***** SUPPLIED INFORMATION

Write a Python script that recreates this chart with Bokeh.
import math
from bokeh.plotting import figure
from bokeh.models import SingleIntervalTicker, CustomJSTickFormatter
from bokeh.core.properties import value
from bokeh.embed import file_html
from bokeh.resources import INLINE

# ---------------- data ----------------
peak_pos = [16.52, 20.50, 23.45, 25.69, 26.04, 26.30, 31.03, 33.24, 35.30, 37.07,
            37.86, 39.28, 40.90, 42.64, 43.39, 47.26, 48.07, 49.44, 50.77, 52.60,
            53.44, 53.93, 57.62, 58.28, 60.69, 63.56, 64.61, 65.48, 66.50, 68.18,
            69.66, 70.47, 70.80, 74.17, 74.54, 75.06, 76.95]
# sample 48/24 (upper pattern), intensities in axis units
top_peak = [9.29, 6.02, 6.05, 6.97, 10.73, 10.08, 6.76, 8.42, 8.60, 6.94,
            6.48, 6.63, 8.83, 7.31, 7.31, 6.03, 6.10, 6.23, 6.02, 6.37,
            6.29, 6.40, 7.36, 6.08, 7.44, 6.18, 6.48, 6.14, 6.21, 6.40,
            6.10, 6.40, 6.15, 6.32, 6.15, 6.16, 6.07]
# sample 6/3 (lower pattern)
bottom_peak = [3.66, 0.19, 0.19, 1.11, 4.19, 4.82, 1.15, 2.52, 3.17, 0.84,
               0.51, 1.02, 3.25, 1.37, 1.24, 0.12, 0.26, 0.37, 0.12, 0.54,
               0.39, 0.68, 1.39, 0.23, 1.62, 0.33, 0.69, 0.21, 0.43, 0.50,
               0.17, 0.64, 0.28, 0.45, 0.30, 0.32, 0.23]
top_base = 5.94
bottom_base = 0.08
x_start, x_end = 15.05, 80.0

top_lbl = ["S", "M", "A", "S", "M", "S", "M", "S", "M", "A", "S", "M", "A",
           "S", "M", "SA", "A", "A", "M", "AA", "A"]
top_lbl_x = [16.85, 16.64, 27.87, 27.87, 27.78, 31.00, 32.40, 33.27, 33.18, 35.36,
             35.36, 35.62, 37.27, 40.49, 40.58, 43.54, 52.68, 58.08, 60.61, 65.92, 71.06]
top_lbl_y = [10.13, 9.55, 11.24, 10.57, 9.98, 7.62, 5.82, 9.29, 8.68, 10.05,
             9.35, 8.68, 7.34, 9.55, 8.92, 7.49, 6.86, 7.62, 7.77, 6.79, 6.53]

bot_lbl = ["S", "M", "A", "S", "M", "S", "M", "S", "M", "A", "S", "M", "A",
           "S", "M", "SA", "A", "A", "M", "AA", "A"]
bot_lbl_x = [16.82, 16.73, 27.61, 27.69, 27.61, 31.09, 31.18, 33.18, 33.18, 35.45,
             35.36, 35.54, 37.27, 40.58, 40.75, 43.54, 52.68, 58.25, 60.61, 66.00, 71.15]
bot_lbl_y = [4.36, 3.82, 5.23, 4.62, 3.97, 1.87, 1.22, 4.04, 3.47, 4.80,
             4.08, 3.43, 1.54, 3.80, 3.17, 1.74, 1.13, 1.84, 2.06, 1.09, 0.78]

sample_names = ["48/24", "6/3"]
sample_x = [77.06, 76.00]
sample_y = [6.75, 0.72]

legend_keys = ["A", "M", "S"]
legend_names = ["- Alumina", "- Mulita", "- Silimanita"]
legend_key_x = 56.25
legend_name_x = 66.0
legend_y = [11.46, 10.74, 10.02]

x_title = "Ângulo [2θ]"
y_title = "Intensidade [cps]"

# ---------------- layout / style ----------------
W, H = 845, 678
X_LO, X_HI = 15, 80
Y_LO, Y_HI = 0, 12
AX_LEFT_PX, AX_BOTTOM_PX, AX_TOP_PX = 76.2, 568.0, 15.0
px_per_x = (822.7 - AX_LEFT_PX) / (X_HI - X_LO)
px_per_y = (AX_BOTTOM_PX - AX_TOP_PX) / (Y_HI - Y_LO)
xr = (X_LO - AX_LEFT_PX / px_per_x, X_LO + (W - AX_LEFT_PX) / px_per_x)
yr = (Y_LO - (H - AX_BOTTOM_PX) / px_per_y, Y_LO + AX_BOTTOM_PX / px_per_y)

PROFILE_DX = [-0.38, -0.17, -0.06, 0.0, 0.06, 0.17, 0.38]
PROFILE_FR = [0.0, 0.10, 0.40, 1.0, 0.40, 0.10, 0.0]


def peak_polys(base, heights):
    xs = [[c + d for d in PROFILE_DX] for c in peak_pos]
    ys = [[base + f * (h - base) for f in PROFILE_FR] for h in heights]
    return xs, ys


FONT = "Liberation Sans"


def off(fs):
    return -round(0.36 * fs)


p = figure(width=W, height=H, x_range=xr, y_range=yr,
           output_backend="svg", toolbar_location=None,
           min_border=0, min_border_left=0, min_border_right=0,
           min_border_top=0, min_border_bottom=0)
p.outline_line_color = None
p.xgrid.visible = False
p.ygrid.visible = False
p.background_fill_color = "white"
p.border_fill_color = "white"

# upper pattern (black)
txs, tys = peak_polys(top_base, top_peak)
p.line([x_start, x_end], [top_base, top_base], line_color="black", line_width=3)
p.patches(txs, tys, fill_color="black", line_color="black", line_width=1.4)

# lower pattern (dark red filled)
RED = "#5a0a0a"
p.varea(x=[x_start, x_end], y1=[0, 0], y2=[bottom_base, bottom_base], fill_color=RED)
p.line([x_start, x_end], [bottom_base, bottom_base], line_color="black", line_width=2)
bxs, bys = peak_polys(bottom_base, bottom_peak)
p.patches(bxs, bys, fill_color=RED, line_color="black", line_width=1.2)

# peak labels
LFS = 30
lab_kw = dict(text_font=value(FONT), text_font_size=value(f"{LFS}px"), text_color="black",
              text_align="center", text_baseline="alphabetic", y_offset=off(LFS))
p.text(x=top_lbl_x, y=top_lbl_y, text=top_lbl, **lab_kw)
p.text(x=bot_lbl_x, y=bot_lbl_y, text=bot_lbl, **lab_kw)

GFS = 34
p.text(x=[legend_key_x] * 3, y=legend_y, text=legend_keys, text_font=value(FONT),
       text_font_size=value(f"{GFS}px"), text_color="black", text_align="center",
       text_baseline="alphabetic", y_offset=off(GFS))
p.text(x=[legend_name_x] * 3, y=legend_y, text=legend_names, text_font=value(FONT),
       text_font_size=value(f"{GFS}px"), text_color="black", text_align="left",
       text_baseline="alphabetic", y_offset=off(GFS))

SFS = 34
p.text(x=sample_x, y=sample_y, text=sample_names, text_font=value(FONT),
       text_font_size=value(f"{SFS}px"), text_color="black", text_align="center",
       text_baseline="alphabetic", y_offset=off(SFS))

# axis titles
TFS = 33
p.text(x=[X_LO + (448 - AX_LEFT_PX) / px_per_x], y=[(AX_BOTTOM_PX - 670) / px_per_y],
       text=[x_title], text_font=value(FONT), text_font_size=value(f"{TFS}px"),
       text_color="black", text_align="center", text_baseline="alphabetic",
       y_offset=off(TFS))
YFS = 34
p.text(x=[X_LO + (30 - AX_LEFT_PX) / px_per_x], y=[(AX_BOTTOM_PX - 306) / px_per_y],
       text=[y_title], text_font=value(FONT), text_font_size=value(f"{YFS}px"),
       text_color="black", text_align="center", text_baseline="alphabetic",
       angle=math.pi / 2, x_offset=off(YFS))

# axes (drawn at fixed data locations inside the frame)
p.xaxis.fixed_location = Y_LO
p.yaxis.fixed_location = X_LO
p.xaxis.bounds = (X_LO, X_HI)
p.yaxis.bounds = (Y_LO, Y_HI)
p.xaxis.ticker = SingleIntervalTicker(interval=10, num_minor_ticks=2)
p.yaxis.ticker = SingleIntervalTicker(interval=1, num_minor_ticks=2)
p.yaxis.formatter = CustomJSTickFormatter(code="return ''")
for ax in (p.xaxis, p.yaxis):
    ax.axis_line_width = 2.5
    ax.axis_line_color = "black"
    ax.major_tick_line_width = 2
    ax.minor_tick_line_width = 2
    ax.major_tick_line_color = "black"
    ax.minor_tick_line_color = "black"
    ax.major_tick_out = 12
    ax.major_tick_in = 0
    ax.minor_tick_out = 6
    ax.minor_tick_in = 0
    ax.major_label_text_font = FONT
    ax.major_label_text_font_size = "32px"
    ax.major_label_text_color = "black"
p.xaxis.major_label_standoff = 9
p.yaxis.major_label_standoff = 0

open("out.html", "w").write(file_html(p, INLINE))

**********

Exactly repeat the lines running from the top of the listing to the line bearing "from bokeh.resources import INLINE", both of those lines included, and only them.

* **EXERCISE OUTPUT**:
Write a Python script that recreates this chart with Bokeh.
import math
from bokeh.plotting import figure
from bokeh.models import SingleIntervalTicker, CustomJSTickFormatter
from bokeh.core.properties import value
from bokeh.embed import file_html
from bokeh.resources import INLINE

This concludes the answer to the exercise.